De nombreux chercheurs ont exprimé leurs doutes concernant la collecte des données, y compris des scientifiques sceptiques sur l'intérêt de l'hydroxychloroquine contre le Covid-19. Dans une lettre ouverte publiée le 28 mai, des dizaines de scientifiques du monde entier soulignent que l'examen minutieux de l'étude du Lancet soulève "à la fois des inquiétudes liées à la méthodologie et à l'intégrité des données". Un audit sur la société Surgisphere est en cours et devrait prochainement permettre de retracer les données utilisées.

L’OMS reprend ses essais…

Problème, cette étude a eu un retentissement mondial et des répercussions spectaculaires, poussant notamment l’Organisation mondiale de la santé (OMS) à suspendre les essais cliniques sur l'hydroxychloroquine contre le Covid-19. De même, la France a décidé d’interdire l’usage de ce traitement contre la maladie du coronavirus.

Mais neuf jours après sa décision de suspendre ses essais, l'OMS a annoncé mercredi 3 juin la reprise prochaine des essais. "Nous sommes maintenant assez confiants quant au fait de ne pas avoir constaté de différences dans la mortalité", a en effet déclaré Soumya Swaminathan, scientifique en chef de l'OMS, au cours d'une conférence de presse virtuelle.
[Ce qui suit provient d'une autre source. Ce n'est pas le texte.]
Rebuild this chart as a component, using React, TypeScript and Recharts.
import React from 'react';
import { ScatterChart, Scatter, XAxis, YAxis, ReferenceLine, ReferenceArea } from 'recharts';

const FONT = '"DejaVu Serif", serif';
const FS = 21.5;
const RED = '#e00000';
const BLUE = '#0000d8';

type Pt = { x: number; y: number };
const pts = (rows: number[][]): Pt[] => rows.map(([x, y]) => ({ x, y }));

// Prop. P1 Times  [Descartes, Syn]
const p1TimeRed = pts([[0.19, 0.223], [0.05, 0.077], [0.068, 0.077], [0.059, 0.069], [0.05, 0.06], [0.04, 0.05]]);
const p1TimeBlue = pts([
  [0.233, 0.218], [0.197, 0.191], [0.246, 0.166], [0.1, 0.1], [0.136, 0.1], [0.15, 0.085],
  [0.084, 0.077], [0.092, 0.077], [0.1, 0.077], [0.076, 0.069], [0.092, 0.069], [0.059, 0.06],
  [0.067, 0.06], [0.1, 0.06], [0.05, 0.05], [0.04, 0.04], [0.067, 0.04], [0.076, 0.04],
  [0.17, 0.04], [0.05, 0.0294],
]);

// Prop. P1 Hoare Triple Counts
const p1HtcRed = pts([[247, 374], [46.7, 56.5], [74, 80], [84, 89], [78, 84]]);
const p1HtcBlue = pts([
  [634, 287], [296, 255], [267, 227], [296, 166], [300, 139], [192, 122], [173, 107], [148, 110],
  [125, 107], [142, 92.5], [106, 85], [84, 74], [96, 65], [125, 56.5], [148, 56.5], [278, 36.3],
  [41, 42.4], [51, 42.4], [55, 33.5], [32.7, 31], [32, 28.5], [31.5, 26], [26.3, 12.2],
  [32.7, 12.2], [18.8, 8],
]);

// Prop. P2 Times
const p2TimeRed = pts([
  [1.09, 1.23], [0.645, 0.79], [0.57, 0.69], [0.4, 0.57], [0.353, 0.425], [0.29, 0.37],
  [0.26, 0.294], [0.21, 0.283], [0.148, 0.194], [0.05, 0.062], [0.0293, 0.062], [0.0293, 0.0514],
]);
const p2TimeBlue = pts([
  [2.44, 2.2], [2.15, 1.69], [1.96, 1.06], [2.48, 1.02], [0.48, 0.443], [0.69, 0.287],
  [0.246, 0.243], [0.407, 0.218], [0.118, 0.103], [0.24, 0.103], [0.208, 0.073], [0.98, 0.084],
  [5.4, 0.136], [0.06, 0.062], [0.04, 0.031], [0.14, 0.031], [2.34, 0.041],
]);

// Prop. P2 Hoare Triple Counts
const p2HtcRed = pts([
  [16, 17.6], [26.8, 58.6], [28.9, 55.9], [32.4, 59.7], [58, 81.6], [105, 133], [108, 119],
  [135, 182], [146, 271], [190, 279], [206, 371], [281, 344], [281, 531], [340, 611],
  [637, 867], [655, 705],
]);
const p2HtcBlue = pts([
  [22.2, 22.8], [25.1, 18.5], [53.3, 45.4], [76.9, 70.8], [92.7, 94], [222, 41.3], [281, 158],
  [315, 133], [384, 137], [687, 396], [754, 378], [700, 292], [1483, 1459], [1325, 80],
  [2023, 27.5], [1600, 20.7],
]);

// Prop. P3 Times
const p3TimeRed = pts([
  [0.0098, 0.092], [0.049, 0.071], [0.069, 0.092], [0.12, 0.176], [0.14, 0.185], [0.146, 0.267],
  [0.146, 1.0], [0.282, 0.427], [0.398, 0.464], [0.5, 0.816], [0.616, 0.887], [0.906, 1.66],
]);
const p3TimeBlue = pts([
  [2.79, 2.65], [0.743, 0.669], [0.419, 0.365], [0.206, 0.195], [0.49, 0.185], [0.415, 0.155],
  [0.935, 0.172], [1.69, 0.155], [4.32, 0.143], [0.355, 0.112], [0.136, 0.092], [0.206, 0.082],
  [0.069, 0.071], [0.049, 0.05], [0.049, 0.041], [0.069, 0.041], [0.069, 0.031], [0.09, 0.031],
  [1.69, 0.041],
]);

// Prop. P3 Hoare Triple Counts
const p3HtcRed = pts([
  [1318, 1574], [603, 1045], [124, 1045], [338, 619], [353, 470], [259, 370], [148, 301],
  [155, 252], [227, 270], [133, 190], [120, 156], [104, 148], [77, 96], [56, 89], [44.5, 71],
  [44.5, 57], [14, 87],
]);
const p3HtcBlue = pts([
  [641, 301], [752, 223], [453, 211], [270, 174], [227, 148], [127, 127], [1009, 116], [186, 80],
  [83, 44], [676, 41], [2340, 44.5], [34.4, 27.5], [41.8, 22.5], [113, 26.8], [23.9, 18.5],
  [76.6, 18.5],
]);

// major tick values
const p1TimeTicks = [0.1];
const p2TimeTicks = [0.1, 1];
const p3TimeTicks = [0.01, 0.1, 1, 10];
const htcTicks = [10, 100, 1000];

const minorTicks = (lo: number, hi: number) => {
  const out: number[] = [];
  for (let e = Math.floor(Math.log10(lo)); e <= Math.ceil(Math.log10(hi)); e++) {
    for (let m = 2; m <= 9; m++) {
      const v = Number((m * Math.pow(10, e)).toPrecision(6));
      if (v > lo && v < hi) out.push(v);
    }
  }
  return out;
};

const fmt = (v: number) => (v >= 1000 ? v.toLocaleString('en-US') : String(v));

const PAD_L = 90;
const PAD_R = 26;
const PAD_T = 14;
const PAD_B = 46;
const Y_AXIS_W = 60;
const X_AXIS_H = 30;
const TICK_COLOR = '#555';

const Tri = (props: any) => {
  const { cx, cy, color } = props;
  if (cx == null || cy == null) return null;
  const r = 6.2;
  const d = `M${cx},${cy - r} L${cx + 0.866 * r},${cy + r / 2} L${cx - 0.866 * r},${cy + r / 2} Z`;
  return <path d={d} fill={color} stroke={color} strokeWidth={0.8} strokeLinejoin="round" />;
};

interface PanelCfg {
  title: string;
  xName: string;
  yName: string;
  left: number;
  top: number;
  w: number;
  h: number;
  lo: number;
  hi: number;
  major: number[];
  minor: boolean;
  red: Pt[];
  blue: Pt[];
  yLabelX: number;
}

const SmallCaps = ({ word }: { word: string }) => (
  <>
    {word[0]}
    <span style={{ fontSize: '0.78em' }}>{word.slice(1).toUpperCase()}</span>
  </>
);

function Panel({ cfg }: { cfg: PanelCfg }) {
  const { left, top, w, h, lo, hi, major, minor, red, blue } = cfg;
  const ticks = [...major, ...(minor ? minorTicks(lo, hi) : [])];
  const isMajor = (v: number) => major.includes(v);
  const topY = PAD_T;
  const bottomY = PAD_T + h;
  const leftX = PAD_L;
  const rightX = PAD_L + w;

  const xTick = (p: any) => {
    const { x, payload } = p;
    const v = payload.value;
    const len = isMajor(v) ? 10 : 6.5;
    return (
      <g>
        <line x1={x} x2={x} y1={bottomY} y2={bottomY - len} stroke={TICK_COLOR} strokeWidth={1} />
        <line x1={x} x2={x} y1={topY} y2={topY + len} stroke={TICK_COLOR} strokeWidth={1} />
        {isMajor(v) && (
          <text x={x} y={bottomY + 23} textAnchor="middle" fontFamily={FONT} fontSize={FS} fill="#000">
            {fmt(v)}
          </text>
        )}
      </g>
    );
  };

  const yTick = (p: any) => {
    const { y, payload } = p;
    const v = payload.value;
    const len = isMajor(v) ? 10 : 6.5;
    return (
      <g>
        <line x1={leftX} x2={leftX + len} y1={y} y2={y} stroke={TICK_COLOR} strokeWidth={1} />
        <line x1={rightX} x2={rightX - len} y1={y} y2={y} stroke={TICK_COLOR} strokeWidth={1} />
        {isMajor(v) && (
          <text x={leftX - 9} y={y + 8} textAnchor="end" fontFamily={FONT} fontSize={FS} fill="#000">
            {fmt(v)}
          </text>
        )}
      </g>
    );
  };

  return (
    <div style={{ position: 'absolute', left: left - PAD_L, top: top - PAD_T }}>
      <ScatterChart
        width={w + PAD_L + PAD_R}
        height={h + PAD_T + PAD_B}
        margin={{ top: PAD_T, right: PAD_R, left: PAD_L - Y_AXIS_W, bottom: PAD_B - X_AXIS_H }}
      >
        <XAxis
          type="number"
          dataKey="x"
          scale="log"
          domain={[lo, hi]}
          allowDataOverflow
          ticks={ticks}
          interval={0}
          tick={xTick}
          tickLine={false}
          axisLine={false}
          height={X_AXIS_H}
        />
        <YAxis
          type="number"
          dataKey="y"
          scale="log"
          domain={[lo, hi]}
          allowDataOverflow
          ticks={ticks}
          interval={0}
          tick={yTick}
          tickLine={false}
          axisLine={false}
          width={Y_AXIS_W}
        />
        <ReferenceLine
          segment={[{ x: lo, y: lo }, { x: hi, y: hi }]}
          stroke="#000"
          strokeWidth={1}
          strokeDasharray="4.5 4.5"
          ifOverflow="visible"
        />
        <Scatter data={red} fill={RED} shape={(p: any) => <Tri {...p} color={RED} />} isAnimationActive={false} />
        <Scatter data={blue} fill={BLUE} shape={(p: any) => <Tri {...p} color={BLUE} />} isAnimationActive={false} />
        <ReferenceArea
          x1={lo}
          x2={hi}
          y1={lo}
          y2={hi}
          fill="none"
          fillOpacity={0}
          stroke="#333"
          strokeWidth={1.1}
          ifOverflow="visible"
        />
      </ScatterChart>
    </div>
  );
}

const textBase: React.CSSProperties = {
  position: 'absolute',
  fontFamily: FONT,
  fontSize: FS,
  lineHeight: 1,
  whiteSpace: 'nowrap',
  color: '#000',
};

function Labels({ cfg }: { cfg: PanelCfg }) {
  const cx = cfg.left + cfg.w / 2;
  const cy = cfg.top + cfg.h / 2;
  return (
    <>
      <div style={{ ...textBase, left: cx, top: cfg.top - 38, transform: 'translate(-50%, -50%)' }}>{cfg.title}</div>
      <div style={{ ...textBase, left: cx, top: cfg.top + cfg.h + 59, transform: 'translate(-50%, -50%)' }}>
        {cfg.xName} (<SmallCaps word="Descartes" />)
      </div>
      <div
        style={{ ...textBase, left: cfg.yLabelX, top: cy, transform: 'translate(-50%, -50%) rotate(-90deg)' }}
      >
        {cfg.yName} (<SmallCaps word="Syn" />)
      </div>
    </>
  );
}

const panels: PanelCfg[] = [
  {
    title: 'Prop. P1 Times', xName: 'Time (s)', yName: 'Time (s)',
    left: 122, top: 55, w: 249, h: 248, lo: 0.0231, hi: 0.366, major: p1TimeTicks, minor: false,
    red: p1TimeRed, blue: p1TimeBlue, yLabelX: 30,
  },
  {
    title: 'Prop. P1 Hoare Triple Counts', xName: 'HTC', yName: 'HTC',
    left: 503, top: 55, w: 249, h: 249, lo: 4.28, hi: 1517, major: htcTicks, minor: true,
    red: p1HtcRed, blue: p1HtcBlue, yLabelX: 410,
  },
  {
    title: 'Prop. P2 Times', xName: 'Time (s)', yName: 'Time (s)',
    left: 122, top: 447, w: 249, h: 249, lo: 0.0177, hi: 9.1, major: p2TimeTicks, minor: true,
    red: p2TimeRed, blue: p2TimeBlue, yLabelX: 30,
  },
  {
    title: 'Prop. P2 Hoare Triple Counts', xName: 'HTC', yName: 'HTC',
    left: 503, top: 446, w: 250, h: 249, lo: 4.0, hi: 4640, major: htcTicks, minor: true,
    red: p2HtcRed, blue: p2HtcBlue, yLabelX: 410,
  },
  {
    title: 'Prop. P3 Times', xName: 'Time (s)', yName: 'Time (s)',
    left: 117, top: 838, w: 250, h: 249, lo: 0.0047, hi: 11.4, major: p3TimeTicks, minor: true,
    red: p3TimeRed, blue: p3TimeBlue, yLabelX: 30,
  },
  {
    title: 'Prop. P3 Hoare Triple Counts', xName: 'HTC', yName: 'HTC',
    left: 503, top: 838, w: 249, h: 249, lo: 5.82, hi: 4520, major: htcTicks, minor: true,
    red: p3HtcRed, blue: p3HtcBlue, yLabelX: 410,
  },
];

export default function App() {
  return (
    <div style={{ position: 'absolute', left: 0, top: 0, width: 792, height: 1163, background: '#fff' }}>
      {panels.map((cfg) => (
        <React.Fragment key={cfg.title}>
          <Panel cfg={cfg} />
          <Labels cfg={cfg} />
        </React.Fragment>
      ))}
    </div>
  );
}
Après analyse des "données disponibles sur la mortalité", les membres du Comité de sécurité et de suivi ont estimé "qu'il n'y a aucune raison de modifier le protocole" des essais cliniques, a insisté le directeur général de l'OMS, Tedros Adhanom Ghebreyesus.

Et l’ANSM réexamine sa décision

Même réaction en France, où l’Agence nationale de sécurité du médicament (ANSM) réexamine sa déclaration du 26 mai qui suspendait par précaution les essais cliniques évaluant l'hydroxychloroquine chez les patients atteints de Covid-19.
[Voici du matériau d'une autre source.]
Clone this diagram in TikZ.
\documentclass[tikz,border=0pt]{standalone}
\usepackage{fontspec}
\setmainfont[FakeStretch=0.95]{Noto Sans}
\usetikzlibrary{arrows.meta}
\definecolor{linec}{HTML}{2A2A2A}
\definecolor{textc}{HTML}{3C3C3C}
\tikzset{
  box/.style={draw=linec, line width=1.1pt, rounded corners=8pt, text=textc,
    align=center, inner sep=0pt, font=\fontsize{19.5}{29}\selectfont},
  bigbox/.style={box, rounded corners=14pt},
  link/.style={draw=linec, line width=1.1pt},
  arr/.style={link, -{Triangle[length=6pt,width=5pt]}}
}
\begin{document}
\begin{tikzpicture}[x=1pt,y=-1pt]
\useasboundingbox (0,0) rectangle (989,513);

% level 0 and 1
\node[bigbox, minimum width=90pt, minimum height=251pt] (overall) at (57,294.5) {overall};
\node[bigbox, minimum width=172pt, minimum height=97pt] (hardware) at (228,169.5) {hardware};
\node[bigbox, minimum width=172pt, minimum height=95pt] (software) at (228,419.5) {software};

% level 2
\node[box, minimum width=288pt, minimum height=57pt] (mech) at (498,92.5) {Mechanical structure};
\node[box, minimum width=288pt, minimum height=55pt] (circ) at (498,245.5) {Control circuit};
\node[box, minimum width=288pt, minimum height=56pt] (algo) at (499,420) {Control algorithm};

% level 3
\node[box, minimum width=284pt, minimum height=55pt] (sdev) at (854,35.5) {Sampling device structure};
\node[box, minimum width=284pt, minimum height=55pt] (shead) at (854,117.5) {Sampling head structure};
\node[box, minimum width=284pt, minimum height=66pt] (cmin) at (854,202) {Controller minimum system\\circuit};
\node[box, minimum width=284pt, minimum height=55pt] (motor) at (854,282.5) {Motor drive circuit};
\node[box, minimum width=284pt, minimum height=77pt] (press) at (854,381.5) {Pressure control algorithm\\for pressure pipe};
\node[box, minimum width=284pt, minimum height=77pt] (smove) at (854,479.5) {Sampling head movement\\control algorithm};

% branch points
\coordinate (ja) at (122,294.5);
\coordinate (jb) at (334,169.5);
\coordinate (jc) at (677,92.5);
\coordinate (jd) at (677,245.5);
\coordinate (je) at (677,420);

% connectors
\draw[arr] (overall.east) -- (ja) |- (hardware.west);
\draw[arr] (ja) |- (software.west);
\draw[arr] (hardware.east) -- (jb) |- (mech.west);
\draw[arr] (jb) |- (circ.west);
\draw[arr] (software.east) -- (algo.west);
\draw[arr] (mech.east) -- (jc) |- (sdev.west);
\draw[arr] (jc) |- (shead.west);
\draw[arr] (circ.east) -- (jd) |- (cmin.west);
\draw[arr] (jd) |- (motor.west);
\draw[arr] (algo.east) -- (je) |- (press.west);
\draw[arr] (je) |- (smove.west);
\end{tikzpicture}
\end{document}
Et à l’échelle européenne, l’essai Discovery lancé par l’Inserm devrait également reprendre son volet sur l’hydroxychloroquine, selon le professeur Yazdan Yazdanpanah, infectiologue et directeur du consortium à l’origine du projet, qui s’est confié au Monde.
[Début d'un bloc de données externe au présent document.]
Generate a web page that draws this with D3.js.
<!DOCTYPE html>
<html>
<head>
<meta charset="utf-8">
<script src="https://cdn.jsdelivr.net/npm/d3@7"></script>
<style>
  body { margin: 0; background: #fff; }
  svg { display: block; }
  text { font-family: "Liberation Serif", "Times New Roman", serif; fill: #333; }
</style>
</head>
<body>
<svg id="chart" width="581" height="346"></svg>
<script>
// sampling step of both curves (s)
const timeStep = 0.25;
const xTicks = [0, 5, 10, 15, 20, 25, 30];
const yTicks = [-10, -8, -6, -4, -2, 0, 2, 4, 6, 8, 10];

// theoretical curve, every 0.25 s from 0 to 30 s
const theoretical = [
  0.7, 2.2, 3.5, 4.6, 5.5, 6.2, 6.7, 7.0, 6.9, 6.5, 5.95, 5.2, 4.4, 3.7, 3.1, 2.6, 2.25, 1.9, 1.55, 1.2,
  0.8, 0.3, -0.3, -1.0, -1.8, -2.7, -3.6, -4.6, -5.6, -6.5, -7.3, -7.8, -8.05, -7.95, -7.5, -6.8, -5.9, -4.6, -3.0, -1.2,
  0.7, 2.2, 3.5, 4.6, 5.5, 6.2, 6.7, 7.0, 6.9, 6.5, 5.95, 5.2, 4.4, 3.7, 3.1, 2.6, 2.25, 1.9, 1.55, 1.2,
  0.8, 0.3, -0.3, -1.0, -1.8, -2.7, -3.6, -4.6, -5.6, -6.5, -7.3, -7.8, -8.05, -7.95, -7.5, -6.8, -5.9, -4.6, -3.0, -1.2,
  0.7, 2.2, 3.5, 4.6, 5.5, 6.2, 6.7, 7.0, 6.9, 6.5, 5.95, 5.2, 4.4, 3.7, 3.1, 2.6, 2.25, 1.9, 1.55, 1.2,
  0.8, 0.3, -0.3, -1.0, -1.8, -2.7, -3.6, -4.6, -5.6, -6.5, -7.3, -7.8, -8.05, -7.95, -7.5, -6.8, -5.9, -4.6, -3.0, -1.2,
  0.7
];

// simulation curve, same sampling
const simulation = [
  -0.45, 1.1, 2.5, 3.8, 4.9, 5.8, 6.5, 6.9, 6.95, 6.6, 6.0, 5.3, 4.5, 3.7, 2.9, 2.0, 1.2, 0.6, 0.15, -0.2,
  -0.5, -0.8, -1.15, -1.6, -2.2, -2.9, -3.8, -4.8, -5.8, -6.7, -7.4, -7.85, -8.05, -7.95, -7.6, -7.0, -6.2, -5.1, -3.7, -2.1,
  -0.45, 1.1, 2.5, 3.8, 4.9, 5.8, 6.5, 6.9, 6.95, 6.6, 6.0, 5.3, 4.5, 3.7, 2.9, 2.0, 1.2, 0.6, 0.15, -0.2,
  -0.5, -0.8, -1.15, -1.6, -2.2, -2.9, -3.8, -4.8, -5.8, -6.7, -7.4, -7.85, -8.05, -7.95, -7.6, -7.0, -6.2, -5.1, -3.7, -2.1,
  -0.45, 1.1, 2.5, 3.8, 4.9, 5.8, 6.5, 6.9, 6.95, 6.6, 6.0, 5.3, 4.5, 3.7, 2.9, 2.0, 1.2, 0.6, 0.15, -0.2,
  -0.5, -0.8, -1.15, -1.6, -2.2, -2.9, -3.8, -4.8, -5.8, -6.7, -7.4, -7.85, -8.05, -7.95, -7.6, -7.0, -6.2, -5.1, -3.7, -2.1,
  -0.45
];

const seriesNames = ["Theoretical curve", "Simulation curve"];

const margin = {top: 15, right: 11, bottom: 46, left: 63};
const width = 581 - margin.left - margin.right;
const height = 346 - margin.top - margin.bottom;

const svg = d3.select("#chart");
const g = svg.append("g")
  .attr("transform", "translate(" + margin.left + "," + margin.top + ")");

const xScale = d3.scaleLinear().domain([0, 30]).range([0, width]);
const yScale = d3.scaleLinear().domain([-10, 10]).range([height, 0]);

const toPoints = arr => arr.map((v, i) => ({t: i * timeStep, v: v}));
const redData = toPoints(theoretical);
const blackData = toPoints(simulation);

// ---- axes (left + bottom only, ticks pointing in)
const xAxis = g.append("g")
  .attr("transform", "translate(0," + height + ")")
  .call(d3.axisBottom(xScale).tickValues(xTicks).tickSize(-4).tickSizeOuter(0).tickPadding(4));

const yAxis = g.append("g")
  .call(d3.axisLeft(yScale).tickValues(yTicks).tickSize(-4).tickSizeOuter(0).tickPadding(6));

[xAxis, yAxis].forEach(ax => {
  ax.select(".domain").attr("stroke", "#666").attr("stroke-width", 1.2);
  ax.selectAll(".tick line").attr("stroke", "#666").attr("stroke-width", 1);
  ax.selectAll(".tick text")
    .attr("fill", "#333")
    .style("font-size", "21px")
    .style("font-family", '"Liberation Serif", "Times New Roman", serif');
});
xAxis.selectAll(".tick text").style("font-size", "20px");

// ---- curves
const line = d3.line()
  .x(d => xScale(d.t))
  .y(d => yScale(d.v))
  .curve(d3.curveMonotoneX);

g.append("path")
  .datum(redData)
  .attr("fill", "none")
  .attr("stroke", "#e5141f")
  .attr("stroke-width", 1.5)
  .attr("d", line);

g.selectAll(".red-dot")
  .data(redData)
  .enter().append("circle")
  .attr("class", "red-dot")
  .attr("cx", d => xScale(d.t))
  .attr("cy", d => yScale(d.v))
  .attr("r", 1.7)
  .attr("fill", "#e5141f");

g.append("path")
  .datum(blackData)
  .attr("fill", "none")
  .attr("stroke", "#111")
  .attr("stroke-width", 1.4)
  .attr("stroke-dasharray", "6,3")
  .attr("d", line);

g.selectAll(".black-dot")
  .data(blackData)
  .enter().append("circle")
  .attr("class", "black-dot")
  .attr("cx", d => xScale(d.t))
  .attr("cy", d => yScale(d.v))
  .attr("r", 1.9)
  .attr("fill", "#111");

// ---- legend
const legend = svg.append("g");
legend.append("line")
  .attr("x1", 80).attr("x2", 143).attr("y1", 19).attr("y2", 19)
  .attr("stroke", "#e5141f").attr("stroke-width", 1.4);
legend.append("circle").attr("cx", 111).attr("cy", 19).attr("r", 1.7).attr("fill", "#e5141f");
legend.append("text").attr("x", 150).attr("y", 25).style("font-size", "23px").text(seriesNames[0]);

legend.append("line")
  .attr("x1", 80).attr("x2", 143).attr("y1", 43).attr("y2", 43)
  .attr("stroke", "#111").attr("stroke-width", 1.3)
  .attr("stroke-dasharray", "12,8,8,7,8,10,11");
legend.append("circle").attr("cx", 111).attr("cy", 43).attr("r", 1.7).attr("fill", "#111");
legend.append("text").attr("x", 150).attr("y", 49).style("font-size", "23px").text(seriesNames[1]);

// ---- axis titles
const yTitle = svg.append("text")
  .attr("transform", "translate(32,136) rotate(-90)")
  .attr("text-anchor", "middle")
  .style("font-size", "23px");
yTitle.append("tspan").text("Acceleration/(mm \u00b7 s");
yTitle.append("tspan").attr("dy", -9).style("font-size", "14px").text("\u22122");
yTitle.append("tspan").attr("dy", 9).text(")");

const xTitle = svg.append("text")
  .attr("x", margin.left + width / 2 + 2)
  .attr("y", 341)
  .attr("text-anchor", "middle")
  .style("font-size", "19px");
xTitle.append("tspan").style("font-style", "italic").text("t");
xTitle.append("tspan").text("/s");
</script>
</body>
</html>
Et ce sont justement ces essais cliniques qui devraient permettre de mieux évaluer l’efficacité de l’hydroxychloroquine. Car comme le soulignent les signataires de la lettre ouverte du 28 mai, des essais cliniques rigoureux sont toujours nécessaires pour évaluer les médicaments, alors que l'étude controversée du Lancet n'est qu'une compilation de données préexistantes.

La dernière étude en date montre encore une inefficacité

Avant la controverse sur cette étude, d'autres travaux à plus petite échelle étaient parvenus à la même conclusion qu'elle, sans que leur méthodologie fasse l'objet de critiques. C’est encore le cas aujourd’hui, avec une étude publiée le 3 juin dans le New England Journal of Medicine qui conclut cette fois-ci à une inefficacité de l’hydroxychloroquine en traitement préventif contre le Covid-19.

Selon les auteurs américains et canadiens, prendre de l'hydroxychloroquine peu de temps après avoir été exposé au Covid-19 ne permet a priori pas de prévenir une infection. Cette essai "randomisé" mené auprès de 821 personnes "à risque" d’être contaminées suite à une interaction non protégée avec une personne infectée a montré que l’hydroxychloroquine n'était pas beaucoup plus efficace qu'un placebo à cet effet.

L’étude porte néanmoins sur un trop petit nombre de participants pour constituer une preuve irréfutable. Pour que l’efficacité ou l’inefficacité de l’hydroxychloroquine soit démontrée, d’autres travaux sont donc nécessaires et les scientifiques comme les patients doivent encore s’armer de patience.